On Thursday, September 9, 2004, 2:28:07 PM, Ryan Thompson wrote:
However, for all we know *so far*, 219.254.32.111 could be a HA cluster of a few dozen machines, and, while there may be 200 pill spammers on that cluster, there may be 20,000 other legit sites.
With our current data, we can't make either determination. But, using forward zone data, we can do forward lookups, and track them in a database. Then, do forward lookups on SURBL data to get the IPs of spammers, and (algorithmically!) find correlations.
The programming effort to implement this would not be trivial, not to mention processing power and bandwidth, to do the initial run. The datasets (.com!) are huge. After that, we just have to periodically sample for new, removed, and changed domains, at which point the processing will be reduced.
.com is so large and rapidly changing as to be practically unknowable. That's what I mean by "can't".
By the time you have all of .com fully cataloged, it will have changed significantly.

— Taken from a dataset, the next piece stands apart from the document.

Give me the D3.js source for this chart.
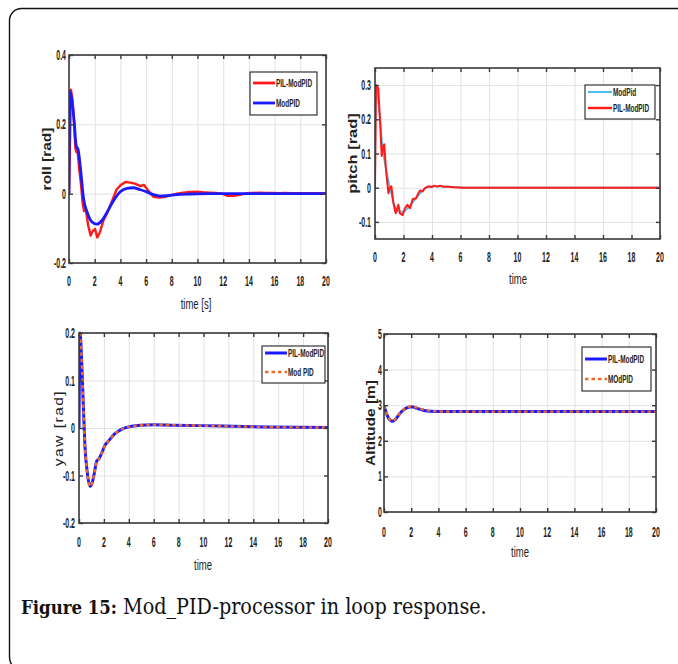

Really the only ones who could collectively determine how spammy a particular virtual host IP is are the domain registrars working together and pooling all their registration data then resolving every hostname and building a database of all the resolved IPs mapped back into all of their domain names.
If you can't see all the good guy domains on a virtual hosting IP, then you can't see who else you would block.
Jeff C.